- What to produce: Can you copy out the data exactly? Leave the images out.

- Supplied material:

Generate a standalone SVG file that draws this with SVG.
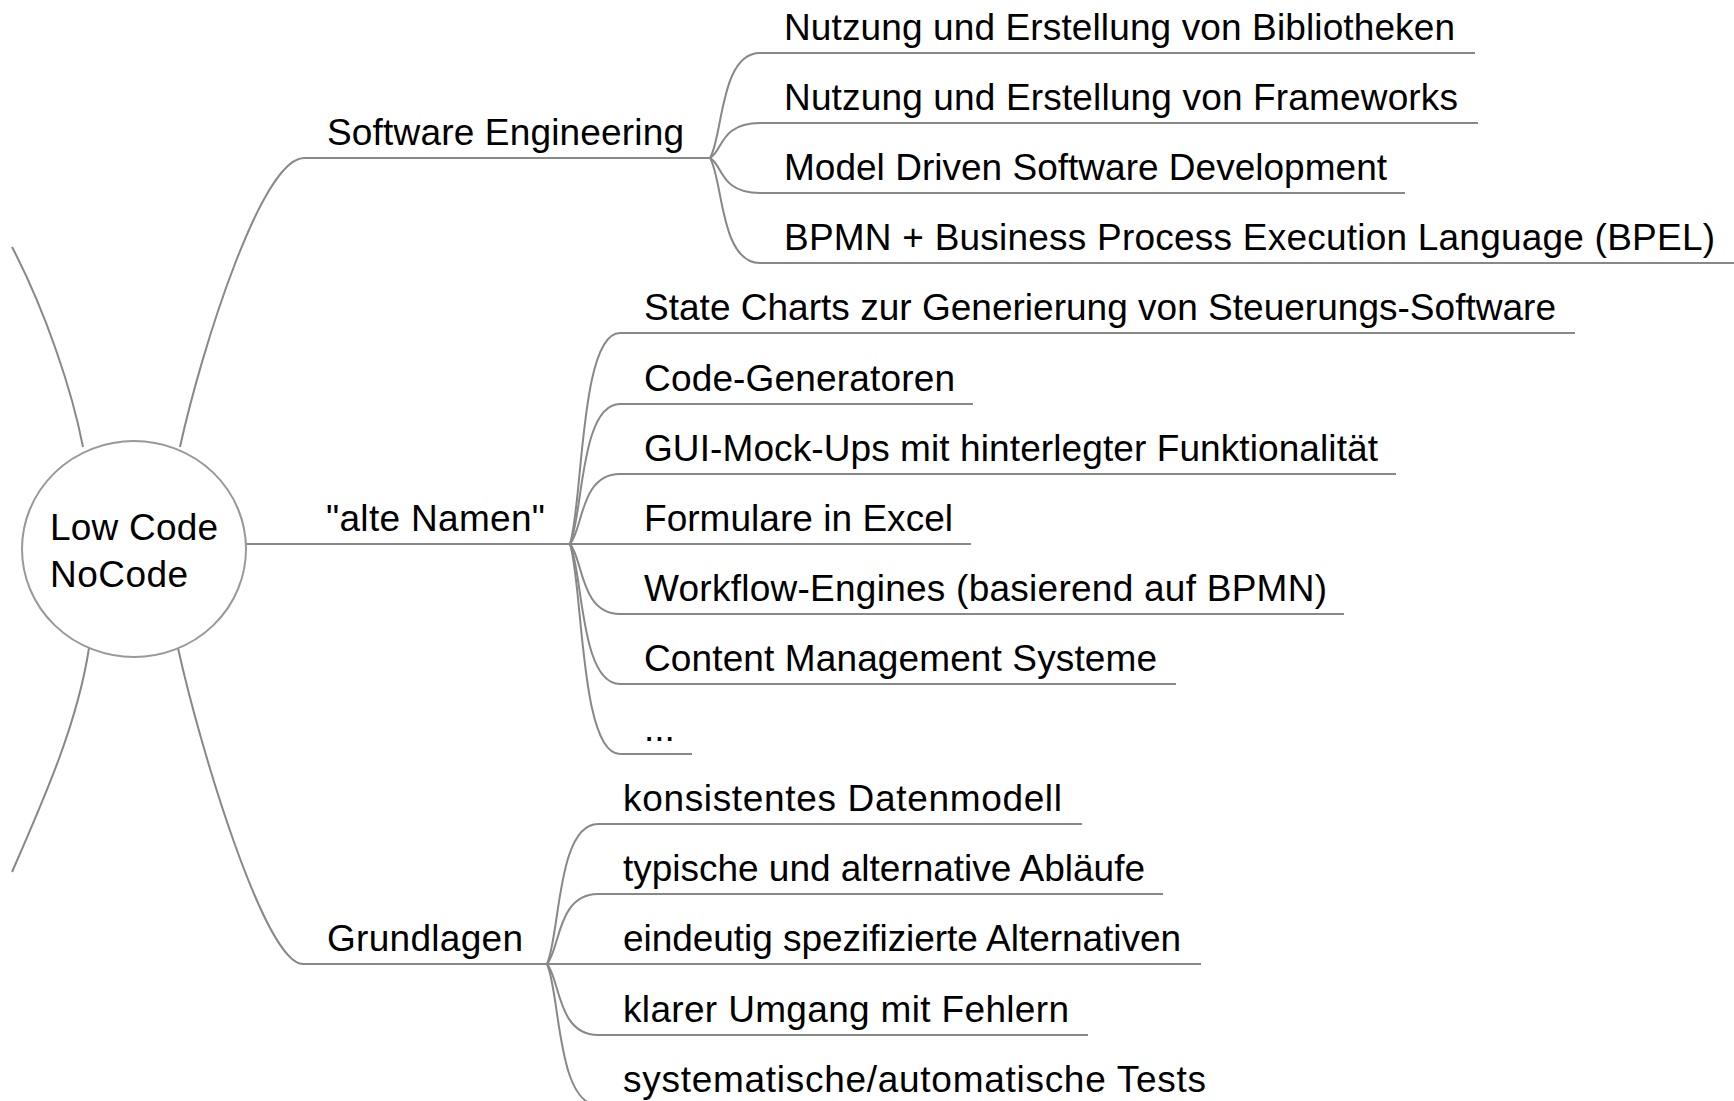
<svg xmlns="http://www.w3.org/2000/svg" width="1734" height="1101" viewBox="0 0 1734 1101">
  <style>
    text { font-family: "Liberation Sans", Arial, sans-serif; font-size: 37px; fill: #000; }
    .edge { fill: none; stroke: #888; stroke-width: 2; }
    .ul { fill: none; stroke: #888; stroke-width: 2.2; }
    .hub { fill: #fff; stroke: #999; stroke-width: 2; }
  </style>
  <rect width="1734" height="1101" fill="#fff"/>

  <!-- connectors -->
  <g id="connectors">
    <!-- branches from the central node -->
    <path class="edge" d="M83,447 C72,390 45,310 12,247"/>
    <path class="edge" d="M89,648 C78,720 48,790 12,872"/>
    <path class="edge" d="M180,447 C202,347 262,158 304,158"/>
    <path class="edge" d="M246,544 H300"/>
    <path class="edge" d="M178,648 C200,748 265,964 303,964"/>

    <!-- Software Engineering fork -->
    <path class="edge" d="M710,158 C723,137 720,53 760,53"/>
    <path class="edge" d="M710,158 C723,151 720,123 760,123"/>
    <path class="edge" d="M710,158 C723,165 720,193 760,193"/>
    <path class="edge" d="M710,158 C723,179 720,263 760,263"/>

    <!-- "alte Namen" fork -->
    <path class="edge" d="M570,544 C583,502 580,333 620,333"/>
    <path class="edge" d="M570,544 C583,516 580,404 620,404"/>
    <path class="edge" d="M570,544 C583,530 580,474 620,474"/>
    <path class="edge" d="M570,544 H620"/>
    <path class="edge" d="M570,544 C583,558 580,614 620,614"/>
    <path class="edge" d="M570,544 C583,572 580,684 620,684"/>
    <path class="edge" d="M570,544 C583,586 580,754 620,754"/>

    <!-- Grundlagen fork -->
    <path class="edge" d="M547,964 C560,936 557,824 598,824"/>
    <path class="edge" d="M547,964 C560,950 557,894 598,894"/>
    <path class="edge" d="M547,964 H598"/>
    <path class="edge" d="M547,964 C560,978 557,1035 598,1035"/>
    <path class="edge" d="M547,964 C560,992 557,1105 598,1105"/>
  </g>

  <!-- central node -->
  <g id="node-root">
    <ellipse class="hub" cx="134" cy="549" rx="112" ry="108"/>
    <text x="50" y="540" textLength="168">Low Code</text>
    <text x="50" y="587" textLength="138">NoCode</text>
  </g>

  <!-- first level -->
  <g id="node-software-engineering">
    <path class="ul" d="M304,158 H710"/>
    <text x="327" y="145" textLength="357">Software Engineering</text>
  </g>
  <g id="node-alte-namen">
    <path class="ul" d="M300,544 H570"/>
    <text x="326" y="531" textLength="219">"alte Namen"</text>
  </g>
  <g id="node-grundlagen">
    <path class="ul" d="M303,964 H547"/>
    <text x="327" y="951" textLength="196">Grundlagen</text>
  </g>

  <!-- Software Engineering children -->
  <g id="node-bibliotheken">
    <path class="ul" d="M760,53 H1475"/>
    <text x="784" y="40" textLength="671">Nutzung und Erstellung von Bibliotheken</text>
  </g>
  <g id="node-frameworks">
    <path class="ul" d="M760,123 H1478"/>
    <text x="784" y="110" textLength="674">Nutzung und Erstellung von Frameworks</text>
  </g>
  <g id="node-mdsd">
    <path class="ul" d="M760,193 H1405"/>
    <text x="784" y="180" textLength="603">Model Driven Software Development</text>
  </g>
  <g id="node-bpel">
    <path class="ul" d="M760,263 H1734"/>
    <text x="784" y="250" textLength="931">BPMN + Business Process Execution Language (BPEL)</text>
  </g>

  <!-- "alte Namen" children -->
  <g id="node-state-charts">
    <path class="ul" d="M620,333 H1575"/>
    <text x="644" y="320" textLength="912">State Charts zur Generierung von Steuerungs-Software</text>
  </g>
  <g id="node-code-generatoren">
    <path class="ul" d="M620,404 H973"/>
    <text x="644" y="391" textLength="311">Code-Generatoren</text>
  </g>
  <g id="node-gui-mockups">
    <path class="ul" d="M620,474 H1396"/>
    <text x="644" y="461" textLength="734">GUI-Mock-Ups mit hinterlegter Funktionalität</text>
  </g>
  <g id="node-excel">
    <path class="ul" d="M620,544 H971"/>
    <text x="644" y="531" textLength="309">Formulare in Excel</text>
  </g>
  <g id="node-workflow">
    <path class="ul" d="M620,614 H1344"/>
    <text x="644" y="601" textLength="683">Workflow-Engines (basierend auf BPMN)</text>
  </g>
  <g id="node-cms">
    <path class="ul" d="M620,684 H1176"/>
    <text x="644" y="671" textLength="513">Content Management Systeme</text>
  </g>
  <g id="node-more">
    <path class="ul" d="M620,754 H692"/>
    <text x="644" y="741">...</text>
  </g>

  <!-- Grundlagen children -->
  <g id="node-datenmodell">
    <path class="ul" d="M598,824 H1082"/>
    <text x="623" y="811" textLength="439">konsistentes Datenmodell</text>
  </g>
  <g id="node-ablaeufe">
    <path class="ul" d="M598,894 H1163"/>
    <text x="623" y="881" textLength="522">typische und alternative Abläufe</text>
  </g>
  <g id="node-alternativen">
    <path class="ul" d="M598,964 H1201"/>
    <text x="623" y="951" textLength="558">eindeutig spezifizierte Alternativen</text>
  </g>
  <g id="node-fehler">
    <path class="ul" d="M598,1035 H1088"/>
    <text x="623" y="1022" textLength="446">klarer Umgang mit Fehlern</text>
  </g>
  <g id="node-tests">
    <text x="623" y="1092" textLength="583">systematische/automatische Tests</text>
  </g>
</svg>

- Solution to the exercise:
Generate a standalone SVG file that draws this with SVG.
<svg xmlns="http://www.w3.org/2000/svg" width="1734" height="1101" viewBox="0 0 1734 1101">
  <style>
    text { font-family: "Liberation Sans", Arial, sans-serif; font-size: 37px; fill: #000; }
    .edge { fill: none; stroke: #888; stroke-width: 2; }
    .ul { fill: none; stroke: #888; stroke-width: 2.2; }
    .hub { fill: #fff; stroke: #999; stroke-width: 2; }
  </style>
  <rect width="1734" height="1101" fill="#fff"/>

  <!-- connectors -->
  <g id="connectors">
    <!-- branches from the central node -->
    <path class="edge" d="M83,447 C72,390 45,310 12,247"/>
    <path class="edge" d="M89,648 C78,720 48,790 12,872"/>
    <path class="edge" d="M180,447 C202,347 262,158 304,158"/>
    <path class="edge" d="M246,544 H300"/>
    <path class="edge" d="M178,648 C200,748 265,964 303,964"/>

    <!-- Software Engineering fork -->
    <path class="edge" d="M710,158 C723,137 720,53 760,53"/>
    <path class="edge" d="M710,158 C723,151 720,123 760,123"/>
    <path class="edge" d="M710,158 C723,165 720,193 760,193"/>
    <path class="edge" d="M710,158 C723,179 720,263 760,263"/>

    <!-- "alte Namen" fork -->
    <path class="edge" d="M570,544 C583,502 580,333 620,333"/>
    <path class="edge" d="M570,544 C583,516 580,404 620,404"/>
    <path class="edge" d="M570,544 C583,530 580,474 620,474"/>
    <path class="edge" d="M570,544 H620"/>
    <path class="edge" d="M570,544 C583,558 580,614 620,614"/>
    <path class="edge" d="M570,544 C583,572 580,684 620,684"/>
    <path class="edge" d="M570,544 C583,586 580,754 620,754"/>

    <!-- Grundlagen fork -->
    <path class="edge" d="M547,964 C560,936 557,824 598,824"/>
    <path class="edge" d="M547,964 C560,950 557,894 598,894"/>
    <path class="edge" d="M547,964 H598"/>
    <path class="edge" d="M547,964 C560,978 557,1035 598,1035"/>
    <path class="edge" d="M547,964 C560,992 557,1105 598,1105"/>
  </g>

  <!-- central node -->
  <g id="node-root">
    <ellipse class="hub" cx="134" cy="549" rx="112" ry="108"/>
    <text x="50" y="540" textLength="168">Low Code</text>
    <text x="50" y="587" textLength="138">NoCode</text>
  </g>

  <!-- first level -->
  <g id="node-software-engineering">
    <path class="ul" d="M304,158 H710"/>
    <text x="327" y="145" textLength="357">Software Engineering</text>
  </g>
  <g id="node-alte-namen">
    <path class="ul" d="M300,544 H570"/>
    <text x="326" y="531" textLength="219">"alte Namen"</text>
  </g>
  <g id="node-grundlagen">
    <path class="ul" d="M303,964 H547"/>
    <text x="327" y="951" textLength="196">Grundlagen</text>
  </g>

  <!-- Software Engineering children -->
  <g id="node-bibliotheken">
    <path class="ul" d="M760,53 H1475"/>
    <text x="784" y="40" textLength="671">Nutzung und Erstellung von Bibliotheken</text>
  </g>
  <g id="node-frameworks">
    <path class="ul" d="M760,123 H1478"/>
    <text x="784" y="110" textLength="674">Nutzung und Erstellung von Frameworks</text>
  </g>
  <g id="node-mdsd">
    <path class="ul" d="M760,193 H1405"/>
    <text x="784" y="180" textLength="603">Model Driven Software Development</text>
  </g>
  <g id="node-bpel">
    <path class="ul" d="M760,263 H1734"/>
    <text x="784" y="250" textLength="931">BPMN + Business Process Execution Language (BPEL)</text>
  </g>

  <!-- "alte Namen" children -->
  <g id="node-state-charts">
    <path class="ul" d="M620,333 H1575"/>
    <text x="644" y="320" textLength="912">State Charts zur Generierung von Steuerungs-Software</text>
  </g>
  <g id="node-code-generatoren">
    <path class="ul" d="M620,404 H973"/>
    <text x="644" y="391" textLength="311">Code-Generatoren</text>
  </g>
  <g id="node-gui-mockups">
    <path class="ul" d="M620,474 H1396"/>
    <text x="644" y="461" textLength="734">GUI-Mock-Ups mit hinterlegter Funktionalität</text>
  </g>
  <g id="node-excel">
    <path class="ul" d="M620,544 H971"/>
    <text x="644" y="531" textLength="309">Formulare in Excel</text>
  </g>
  <g id="node-workflow">
    <path class="ul" d="M620,614 H1344"/>
    <text x="644" y="601" textLength="683">Workflow-Engines (basierend auf BPMN)</text>
  </g>
  <g id="node-cms">
    <path class="ul" d="M620,684 H1176"/>
    <text x="644" y="671" textLength="513">Content Management Systeme</text>
  </g>
  <g id="node-more">
    <path class="ul" d="M620,754 H692"/>
    <text x="644" y="741">...</text>
  </g>

  <!-- Grundlagen children -->
  <g id="node-datenmodell">
    <path class="ul" d="M598,824 H1082"/>
    <text x="623" y="811" textLength="439">konsistentes Datenmodell</text>
  </g>
  <g id="node-ablaeufe">
    <path class="ul" d="M598,894 H1163"/>
    <text x="623" y="881" textLength="522">typische und alternative Abläufe</text>
  </g>
  <g id="node-alternativen">
    <path class="ul" d="M598,964 H1201"/>
    <text x="623" y="951" textLength="558">eindeutig spezifizierte Alternativen</text>
  </g>
  <g id="node-fehler">
    <path class="ul" d="M598,1035 H1088"/>
    <text x="623" y="1022" textLength="446">klarer Umgang mit Fehlern</text>
  </g>
  <g id="node-tests">
    <text x="623" y="1092" textLength="583">systematische/automatische Tests</text>
  </g>
</svg>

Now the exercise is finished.